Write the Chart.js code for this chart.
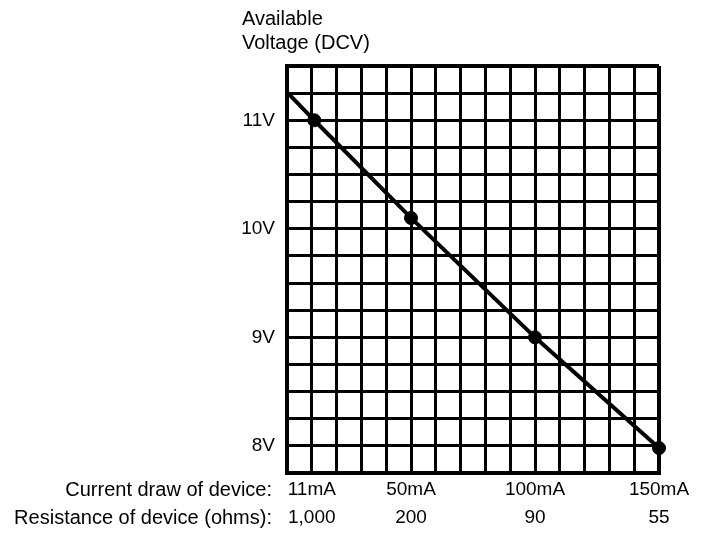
<!DOCTYPE html>
<html><head><meta charset="utf-8">
<script src="https://cdn.jsdelivr.net/npm/chart.js@4.4.0/dist/chart.umd.min.js"></script>
<style>html,body{margin:0;padding:0;background:#fff;}#wrap{width:709px;height:535px;}</style>
</head><body><div id="wrap"><canvas id="c" width="709" height="535"></canvas></div>
<script>
const currentMA = [11, 50, 100, 150];
const voltageDCV = [11.0, 10.1, 9.0, 7.98];
const currentLabels = ['11mA', '50mA', '100mA', '150mA'];
const resistanceLabels = ['1,000', '200', '90', '55'];
const voltageTickValues = [8, 9, 10, 11];
const voltageTickLabels = ['8V', '9V', '10V', '11V'];
const lineStartMA = 0;
const lineStartV = 11.26;
const titleLines = ['Available', 'Voltage (DCV)'];
const rowTitles = ['Current draw of device:', 'Resistance of device (ohms):'];

const FONT = "'Liberation Sans', Arial, sans-serif";
const X_PAD = 3, X_LH = 28;

const textPlugin = {
  id: 'textPlugin',
  afterDraw(chart) {
    const ctx = chart.ctx, ca = chart.chartArea, xs = chart.scales.x;
    ctx.save();
    ctx.fillStyle = '#000';
    ctx.font = '20px ' + FONT;
    ctx.textAlign = 'left';
    ctx.textBaseline = 'alphabetic';
    ctx.fillText(titleLines[0], ca.left - 45, 25);
    ctx.fillText(titleLines[1], ca.left - 45, 49);
    ctx.textAlign = 'right';
    ctx.textBaseline = 'middle';
    rowTitles.forEach((t, i) => {
      ctx.fillText(t, ca.left - 15, xs.top + X_PAD + X_LH / 2 + i * X_LH);
    });
    ctx.restore();
  }
};

new Chart(document.getElementById('c'), {
  type: 'line',
  data: {
    datasets: [
      {
        data: [{x: lineStartMA, y: lineStartV}, {x: currentMA[0], y: voltageDCV[0]}],
        borderColor: '#000', borderWidth: 4, pointRadius: 0, clip: false
      },
      {
        data: currentMA.map((x, i) => ({x, y: voltageDCV[i]})),
        borderColor: '#000', borderWidth: 4,
        pointRadius: 6.5, pointBackgroundColor: '#000', pointBorderColor: '#000', pointBorderWidth: 1,
        clip: false
      }
    ]
  },
  options: {
    responsive: false, animation: false, devicePixelRatio: 1,
    layout: {padding: {left: 200, right: 50, top: 66, bottom: 0}},
    plugins: {legend: {display: false}, tooltip: {enabled: false}, title: {display: false}},
    scales: {
      x: {
        type: 'linear', min: 0, max: 150,
        afterBuildTicks(s) { const t = []; for (let v = 0; v <= 150; v += 10) t.push({value: v}); s.ticks = t; },
        afterFit(s) { s.height = 62; },
        ticks: {
          autoSkip: false, maxRotation: 0, color: '#000', padding: X_PAD,
          font: {family: FONT, size: 19, lineHeight: X_LH / 19},
          callback(value) {
            const i = currentMA.findIndex(c => Math.abs(c - value) < 5);
            return i >= 0 ? [currentLabels[i], resistanceLabels[i]] : '';
          }
        },
        grid: {color: '#000', lineWidth: c => (c.index === 15 ? 4 : 3), drawTicks: false},
        border: {display: true, width: 4, color: '#000'}
      },
      y: {
        type: 'linear', min: 7.75, max: 11.5,
        afterBuildTicks(s) { const t = []; for (let k = 0; k <= 15; k++) t.push({value: 7.75 + k * 0.25}); s.ticks = t; },
        afterFit(s) { s.width = 87; },
        ticks: {
          autoSkip: false, color: '#000', padding: 12,
          font: {family: FONT, size: 19},
          callback(value) {
            const i = voltageTickValues.findIndex(v => Math.abs(v - value) < 1e-6);
            return i >= 0 ? voltageTickLabels[i] : '';
          }
        },
        grid: {color: '#000', lineWidth: c => (c.index === 15 ? 4 : 3), drawTicks: false},
        border: {display: true, width: 4, color: '#000'}
      }
    }
  },
  plugins: [textPlugin]
});
</script>
</body></html>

● Your objective: Omit the pictures and reproduce the listing exactly.

● Task result:
Write the Chart.js code for this chart.
<!DOCTYPE html>
<html><head><meta charset="utf-8">
<script src="https://cdn.jsdelivr.net/npm/chart.js@4.4.0/dist/chart.umd.min.js"></script>
<style>html,body{margin:0;padding:0;background:#fff;}#wrap{width:709px;height:535px;}</style>
</head><body><div id="wrap"><canvas id="c" width="709" height="535"></canvas></div>
<script>
const currentMA = [11, 50, 100, 150];
const voltageDCV = [11.0, 10.1, 9.0, 7.98];
const currentLabels = ['11mA', '50mA', '100mA', '150mA'];
const resistanceLabels = ['1,000', '200', '90', '55'];
const voltageTickValues = [8, 9, 10, 11];
const voltageTickLabels = ['8V', '9V', '10V', '11V'];
const lineStartMA = 0;
const lineStartV = 11.26;
const titleLines = ['Available', 'Voltage (DCV)'];
const rowTitles = ['Current draw of device:', 'Resistance of device (ohms):'];

const FONT = "'Liberation Sans', Arial, sans-serif";
const X_PAD = 3, X_LH = 28;

const textPlugin = {
  id: 'textPlugin',
  afterDraw(chart) {
    const ctx = chart.ctx, ca = chart.chartArea, xs = chart.scales.x;
    ctx.save();
    ctx.fillStyle = '#000';
    ctx.font = '20px ' + FONT;
    ctx.textAlign = 'left';
    ctx.textBaseline = 'alphabetic';
    ctx.fillText(titleLines[0], ca.left - 45, 25);
    ctx.fillText(titleLines[1], ca.left - 45, 49);
    ctx.textAlign = 'right';
    ctx.textBaseline = 'middle';
    rowTitles.forEach((t, i) => {
      ctx.fillText(t, ca.left - 15, xs.top + X_PAD + X_LH / 2 + i * X_LH);
    });
    ctx.restore();
  }
};

new Chart(document.getElementById('c'), {
  type: 'line',
  data: {
    datasets: [
      {
        data: [{x: lineStartMA, y: lineStartV}, {x: currentMA[0], y: voltageDCV[0]}],
        borderColor: '#000', borderWidth: 4, pointRadius: 0, clip: false
      },
      {
        data: currentMA.map((x, i) => ({x, y: voltageDCV[i]})),
        borderColor: '#000', borderWidth: 4,
        pointRadius: 6.5, pointBackgroundColor: '#000', pointBorderColor: '#000', pointBorderWidth: 1,
        clip: false
      }
    ]
  },
  options: {
    responsive: false, animation: false, devicePixelRatio: 1,
    layout: {padding: {left: 200, right: 50, top: 66, bottom: 0}},
    plugins: {legend: {display: false}, tooltip: {enabled: false}, title: {display: false}},
    scales: {
      x: {
        type: 'linear', min: 0, max: 150,
        afterBuildTicks(s) { const t = []; for (let v = 0; v <= 150; v += 10) t.push({value: v}); s.ticks = t; },
        afterFit(s) { s.height = 62; },
        ticks: {
          autoSkip: false, maxRotation: 0, color: '#000', padding: X_PAD,
          font: {family: FONT, size: 19, lineHeight: X_LH / 19},
          callback(value) {
            const i = currentMA.findIndex(c => Math.abs(c - value) < 5);
            return i >= 0 ? [currentLabels[i], resistanceLabels[i]] : '';
          }
        },
        grid: {color: '#000', lineWidth: c => (c.index === 15 ? 4 : 3), drawTicks: false},
        border: {display: true, width: 4, color: '#000'}
      },
      y: {
        type: 'linear', min: 7.75, max: 11.5,
        afterBuildTicks(s) { const t = []; for (let k = 0; k <= 15; k++) t.push({value: 7.75 + k * 0.25}); s.ticks = t; },
        afterFit(s) { s.width = 87; },
        ticks: {
          autoSkip: false, color: '#000', padding: 12,
          font: {family: FONT, size: 19},
          callback(value) {
            const i = voltageTickValues.findIndex(v => Math.abs(v - value) < 1e-6);
            return i >= 0 ? voltageTickLabels[i] : '';
          }
        },
        grid: {color: '#000', lineWidth: c => (c.index === 15 ? 4 : 3), drawTicks: false},
        border: {display: true, width: 4, color: '#000'}
      }
    }
  },
  plugins: [textPlugin]
});
</script>
</body></html>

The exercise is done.